WORK TO BE COMPLETED => Repeat all of the material below exactly as written, images excluded.

DATASET EXCERPT =>
begin

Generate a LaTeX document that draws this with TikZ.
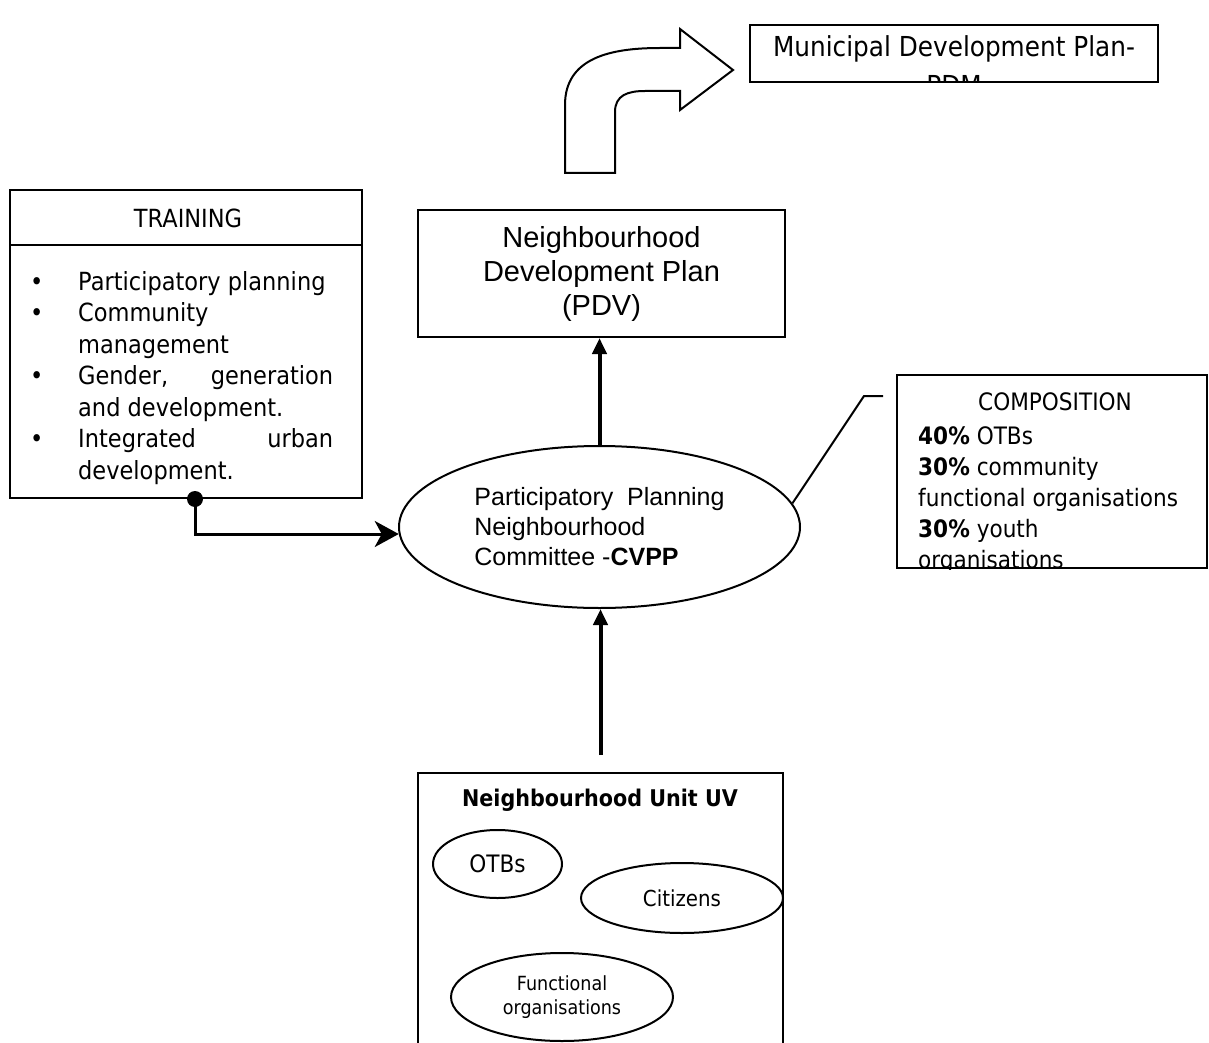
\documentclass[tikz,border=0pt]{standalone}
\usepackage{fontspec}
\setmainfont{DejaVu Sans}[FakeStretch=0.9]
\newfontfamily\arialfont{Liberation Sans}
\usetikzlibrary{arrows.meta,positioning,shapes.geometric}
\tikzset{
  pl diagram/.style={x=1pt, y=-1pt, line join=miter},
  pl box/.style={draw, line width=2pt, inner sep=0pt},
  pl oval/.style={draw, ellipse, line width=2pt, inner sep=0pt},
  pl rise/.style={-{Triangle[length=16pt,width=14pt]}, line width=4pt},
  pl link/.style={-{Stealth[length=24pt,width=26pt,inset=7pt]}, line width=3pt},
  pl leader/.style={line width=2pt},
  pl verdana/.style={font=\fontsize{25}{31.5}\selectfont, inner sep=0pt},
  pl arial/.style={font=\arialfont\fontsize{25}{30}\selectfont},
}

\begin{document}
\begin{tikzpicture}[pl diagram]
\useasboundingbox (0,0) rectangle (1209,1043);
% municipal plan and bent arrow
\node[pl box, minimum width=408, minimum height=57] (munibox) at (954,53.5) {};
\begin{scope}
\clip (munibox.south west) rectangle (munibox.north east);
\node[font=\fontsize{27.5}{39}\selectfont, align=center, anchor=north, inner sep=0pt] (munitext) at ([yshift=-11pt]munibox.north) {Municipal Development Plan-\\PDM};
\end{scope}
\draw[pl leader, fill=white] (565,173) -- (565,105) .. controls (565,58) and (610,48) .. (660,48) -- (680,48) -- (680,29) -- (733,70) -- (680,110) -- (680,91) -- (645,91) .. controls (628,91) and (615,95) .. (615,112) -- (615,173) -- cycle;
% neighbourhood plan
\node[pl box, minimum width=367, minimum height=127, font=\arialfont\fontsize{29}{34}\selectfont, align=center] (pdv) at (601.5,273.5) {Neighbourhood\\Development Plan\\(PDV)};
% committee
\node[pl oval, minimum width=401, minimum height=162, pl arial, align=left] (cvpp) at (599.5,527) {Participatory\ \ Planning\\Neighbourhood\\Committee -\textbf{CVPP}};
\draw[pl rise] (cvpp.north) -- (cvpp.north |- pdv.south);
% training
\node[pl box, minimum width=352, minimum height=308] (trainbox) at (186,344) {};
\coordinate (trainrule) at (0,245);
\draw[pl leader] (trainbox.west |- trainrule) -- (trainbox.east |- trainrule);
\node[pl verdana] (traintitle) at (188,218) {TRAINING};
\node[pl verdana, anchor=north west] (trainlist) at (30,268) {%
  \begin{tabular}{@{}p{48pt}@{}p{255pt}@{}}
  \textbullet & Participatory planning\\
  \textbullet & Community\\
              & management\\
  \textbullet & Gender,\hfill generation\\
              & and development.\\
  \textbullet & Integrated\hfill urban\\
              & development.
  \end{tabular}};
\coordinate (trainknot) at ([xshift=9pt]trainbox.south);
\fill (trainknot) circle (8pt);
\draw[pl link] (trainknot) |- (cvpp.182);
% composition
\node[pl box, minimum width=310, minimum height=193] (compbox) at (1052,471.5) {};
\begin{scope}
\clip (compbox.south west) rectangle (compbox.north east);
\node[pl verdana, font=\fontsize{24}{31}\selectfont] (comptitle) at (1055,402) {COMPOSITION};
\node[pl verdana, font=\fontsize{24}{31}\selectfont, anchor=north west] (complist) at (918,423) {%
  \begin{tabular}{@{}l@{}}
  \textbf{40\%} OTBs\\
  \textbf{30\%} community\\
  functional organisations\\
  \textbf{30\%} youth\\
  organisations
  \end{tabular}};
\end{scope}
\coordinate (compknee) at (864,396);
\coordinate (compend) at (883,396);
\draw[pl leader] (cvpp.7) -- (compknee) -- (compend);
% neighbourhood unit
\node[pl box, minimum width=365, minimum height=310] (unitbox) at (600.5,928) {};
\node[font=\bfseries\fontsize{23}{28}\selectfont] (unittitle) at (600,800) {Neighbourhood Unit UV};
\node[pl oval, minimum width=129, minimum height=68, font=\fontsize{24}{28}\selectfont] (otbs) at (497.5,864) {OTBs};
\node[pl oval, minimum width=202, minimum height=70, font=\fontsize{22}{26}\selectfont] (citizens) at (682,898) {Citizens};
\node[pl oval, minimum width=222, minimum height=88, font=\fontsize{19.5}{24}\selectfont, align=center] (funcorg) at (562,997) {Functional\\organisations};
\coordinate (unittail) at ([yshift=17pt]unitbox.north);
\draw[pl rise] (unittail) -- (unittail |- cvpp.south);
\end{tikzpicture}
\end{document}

end

WRITTEN SOLUTION =>
Generate a LaTeX document that draws this with TikZ.
\documentclass[tikz,border=0pt]{standalone}
\usepackage{fontspec}
\setmainfont{DejaVu Sans}[FakeStretch=0.9]
\newfontfamily\arialfont{Liberation Sans}
\usetikzlibrary{arrows.meta,positioning,shapes.geometric}
\tikzset{
  pl diagram/.style={x=1pt, y=-1pt, line join=miter},
  pl box/.style={draw, line width=2pt, inner sep=0pt},
  pl oval/.style={draw, ellipse, line width=2pt, inner sep=0pt},
  pl rise/.style={-{Triangle[length=16pt,width=14pt]}, line width=4pt},
  pl link/.style={-{Stealth[length=24pt,width=26pt,inset=7pt]}, line width=3pt},
  pl leader/.style={line width=2pt},
  pl verdana/.style={font=\fontsize{25}{31.5}\selectfont, inner sep=0pt},
  pl arial/.style={font=\arialfont\fontsize{25}{30}\selectfont},
}

\begin{document}
\begin{tikzpicture}[pl diagram]
\useasboundingbox (0,0) rectangle (1209,1043);
% municipal plan and bent arrow
\node[pl box, minimum width=408, minimum height=57] (munibox) at (954,53.5) {};
\begin{scope}
\clip (munibox.south west) rectangle (munibox.north east);
\node[font=\fontsize{27.5}{39}\selectfont, align=center, anchor=north, inner sep=0pt] (munitext) at ([yshift=-11pt]munibox.north) {Municipal Development Plan-\\PDM};
\end{scope}
\draw[pl leader, fill=white] (565,173) -- (565,105) .. controls (565,58) and (610,48) .. (660,48) -- (680,48) -- (680,29) -- (733,70) -- (680,110) -- (680,91) -- (645,91) .. controls (628,91) and (615,95) .. (615,112) -- (615,173) -- cycle;
% neighbourhood plan
\node[pl box, minimum width=367, minimum height=127, font=\arialfont\fontsize{29}{34}\selectfont, align=center] (pdv) at (601.5,273.5) {Neighbourhood\\Development Plan\\(PDV)};
% committee
\node[pl oval, minimum width=401, minimum height=162, pl arial, align=left] (cvpp) at (599.5,527) {Participatory\ \ Planning\\Neighbourhood\\Committee -\textbf{CVPP}};
\draw[pl rise] (cvpp.north) -- (cvpp.north |- pdv.south);
% training
\node[pl box, minimum width=352, minimum height=308] (trainbox) at (186,344) {};
\coordinate (trainrule) at (0,245);
\draw[pl leader] (trainbox.west |- trainrule) -- (trainbox.east |- trainrule);
\node[pl verdana] (traintitle) at (188,218) {TRAINING};
\node[pl verdana, anchor=north west] (trainlist) at (30,268) {%
  \begin{tabular}{@{}p{48pt}@{}p{255pt}@{}}
  \textbullet & Participatory planning\\
  \textbullet & Community\\
              & management\\
  \textbullet & Gender,\hfill generation\\
              & and development.\\
  \textbullet & Integrated\hfill urban\\
              & development.
  \end{tabular}};
\coordinate (trainknot) at ([xshift=9pt]trainbox.south);
\fill (trainknot) circle (8pt);
\draw[pl link] (trainknot) |- (cvpp.182);
% composition
\node[pl box, minimum width=310, minimum height=193] (compbox) at (1052,471.5) {};
\begin{scope}
\clip (compbox.south west) rectangle (compbox.north east);
\node[pl verdana, font=\fontsize{24}{31}\selectfont] (comptitle) at (1055,402) {COMPOSITION};
\node[pl verdana, font=\fontsize{24}{31}\selectfont, anchor=north west] (complist) at (918,423) {%
  \begin{tabular}{@{}l@{}}
  \textbf{40\%} OTBs\\
  \textbf{30\%} community\\
  functional organisations\\
  \textbf{30\%} youth\\
  organisations
  \end{tabular}};
\end{scope}
\coordinate (compknee) at (864,396);
\coordinate (compend) at (883,396);
\draw[pl leader] (cvpp.7) -- (compknee) -- (compend);
% neighbourhood unit
\node[pl box, minimum width=365, minimum height=310] (unitbox) at (600.5,928) {};
\node[font=\bfseries\fontsize{23}{28}\selectfont] (unittitle) at (600,800) {Neighbourhood Unit UV};
\node[pl oval, minimum width=129, minimum height=68, font=\fontsize{24}{28}\selectfont] (otbs) at (497.5,864) {OTBs};
\node[pl oval, minimum width=202, minimum height=70, font=\fontsize{22}{26}\selectfont] (citizens) at (682,898) {Citizens};
\node[pl oval, minimum width=222, minimum height=88, font=\fontsize{19.5}{24}\selectfont, align=center] (funcorg) at (562,997) {Functional\\organisations};
\coordinate (unittail) at ([yshift=17pt]unitbox.north);
\draw[pl rise] (unittail) -- (unittail |- cvpp.south);
\end{tikzpicture}
\end{document}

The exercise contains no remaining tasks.